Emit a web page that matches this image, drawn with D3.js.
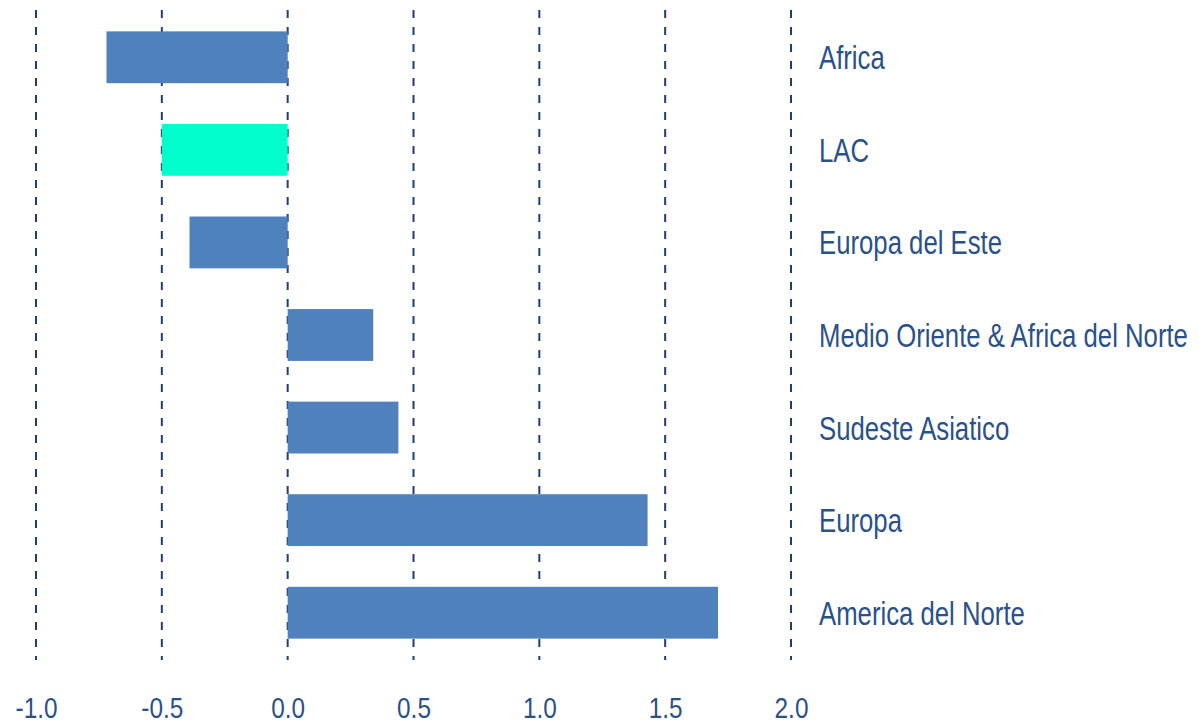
<!DOCTYPE html>
<html>
<head>
<meta charset="utf-8">
<script src="https://cdn.jsdelivr.net/npm/d3@7"></script>
<style>
  body { margin: 0; background: #fff; }
  text { font-family: "Liberation Sans", Arial, sans-serif; fill: #2a5189; }
</style>
</head>
<body>
<script>
'use strict';

// regions, top to bottom
const regions = ["Africa", "LAC", "Europa del Este", "Medio Oriente & Africa del Norte",
                 "Sudeste Asiatico", "Europa", "America del Norte"];
const values = [-0.72, -0.50, -0.39, 0.34, 0.44, 1.43, 1.71];
const highlight = ["LAC"];
const ticks = [-1.0, -0.5, 0.0, 0.5, 1.0, 1.5, 2.0];

const width = 1199, height = 723;

const svg = d3.select('body').append('svg')
  .attr('width', width)
  .attr('height', height);

// x scale: -1 at 36, 2 at 791
const x = d3.scaleLinear().domain([-1, 2]).range([36, 791]);

// bands for bars
const y = d3.scaleBand().domain(regions).range([11, 659]).paddingInner(0.44).paddingOuter(0.22);

// dashed gridlines
svg.append('g').selectAll('line')
  .data(ticks)
  .enter().append('line')
    .attr('x1', d => x(d)).attr('x2', d => x(d))
    .attr('y1', 10).attr('y2', 660)
    .attr('stroke', '#1f3f73')
    .attr('stroke-width', 2)
    .attr('stroke-dasharray', '8,9');

// bars
svg.append('g').selectAll('rect')
  .data(regions)
  .enter().append('rect')
    .attr('x', (d, i) => x(Math.min(0, values[i])))
    .attr('width', (d, i) => Math.abs(x(values[i]) - x(0)))
    .attr('y', d => y(d))
    .attr('height', y.bandwidth())
    .attr('fill', d => highlight.includes(d) ? '#00ffcc' : '#4f81bd');

// category labels to the right (condensed look)
svg.append('g').selectAll('text')
  .data(regions)
  .enter().append('text')
    .attr('transform', d => 'translate(819,' + (y(d) + y.bandwidth() / 2 + 12) + ') scale(0.78,1)')
    .style('font-size', '33px')
    .text(d => d);

// x axis labels
const xAxis = d3.axisBottom(x).tickValues(ticks).tickSize(0).tickPadding(0);
const gx = svg.append('g')
  .attr('transform', 'translate(0, 697)')
  .call(xAxis);
gx.select('.domain').remove();
gx.selectAll('text')
  .attr('transform', 'scale(0.84,1)')
  .attr('fill', null)
  .style('font-size', '29px')
  .style('font-family', null)
  .text(d => d3.format('.1f')(d).replace('−', '-'));
gx.attr('font-family', null).attr('font-size', null);
</script>
</body>
</html>
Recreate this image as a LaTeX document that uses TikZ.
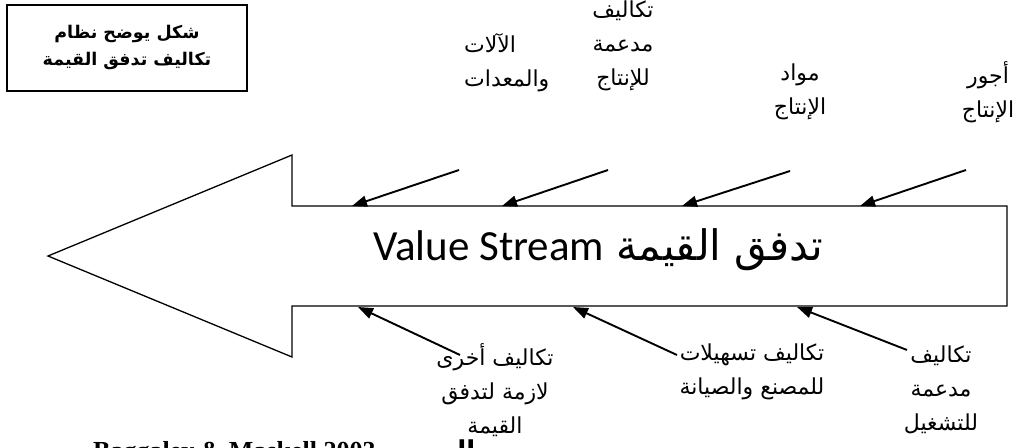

-*-

Problem description: Leave the pictures out and print the records above exactly as they stand.

Worked solution:
Emit a web page that matches this image, drawn with D3.js.
<!DOCTYPE html>
<html>
<head>
<meta charset="utf-8">
<script src="https://cdn.jsdelivr.net/npm/d3@7"></script>
<style>
  body { margin: 0; background: #fff; }
  text { font-family: "Liberation Sans", Arial, sans-serif; fill: #2a5189; }
</style>
</head>
<body>
<script>
'use strict';

// regions, top to bottom
const regions = ["Africa", "LAC", "Europa del Este", "Medio Oriente & Africa del Norte",
                 "Sudeste Asiatico", "Europa", "America del Norte"];
const values = [-0.72, -0.50, -0.39, 0.34, 0.44, 1.43, 1.71];
const highlight = ["LAC"];
const ticks = [-1.0, -0.5, 0.0, 0.5, 1.0, 1.5, 2.0];

const width = 1199, height = 723;

const svg = d3.select('body').append('svg')
  .attr('width', width)
  .attr('height', height);

// x scale: -1 at 36, 2 at 791
const x = d3.scaleLinear().domain([-1, 2]).range([36, 791]);

// bands for bars
const y = d3.scaleBand().domain(regions).range([11, 659]).paddingInner(0.44).paddingOuter(0.22);

// dashed gridlines
svg.append('g').selectAll('line')
  .data(ticks)
  .enter().append('line')
    .attr('x1', d => x(d)).attr('x2', d => x(d))
    .attr('y1', 10).attr('y2', 660)
    .attr('stroke', '#1f3f73')
    .attr('stroke-width', 2)
    .attr('stroke-dasharray', '8,9');

// bars
svg.append('g').selectAll('rect')
  .data(regions)
  .enter().append('rect')
    .attr('x', (d, i) => x(Math.min(0, values[i])))
    .attr('width', (d, i) => Math.abs(x(values[i]) - x(0)))
    .attr('y', d => y(d))
    .attr('height', y.bandwidth())
    .attr('fill', d => highlight.includes(d) ? '#00ffcc' : '#4f81bd');

// category labels to the right (condensed look)
svg.append('g').selectAll('text')
  .data(regions)
  .enter().append('text')
    .attr('transform', d => 'translate(819,' + (y(d) + y.bandwidth() / 2 + 12) + ') scale(0.78,1)')
    .style('font-size', '33px')
    .text(d => d);

// x axis labels
const xAxis = d3.axisBottom(x).tickValues(ticks).tickSize(0).tickPadding(0);
const gx = svg.append('g')
  .attr('transform', 'translate(0, 697)')
  .call(xAxis);
gx.select('.domain').remove();
gx.selectAll('text')
  .attr('transform', 'scale(0.84,1)')
  .attr('fill', null)
  .style('font-size', '29px')
  .style('font-family', null)
  .text(d => d3.format('.1f')(d).replace('−', '-'));
gx.attr('font-family', null).attr('font-size', null);
</script>
</body>
</html>
Recreate this image as a LaTeX document that uses TikZ.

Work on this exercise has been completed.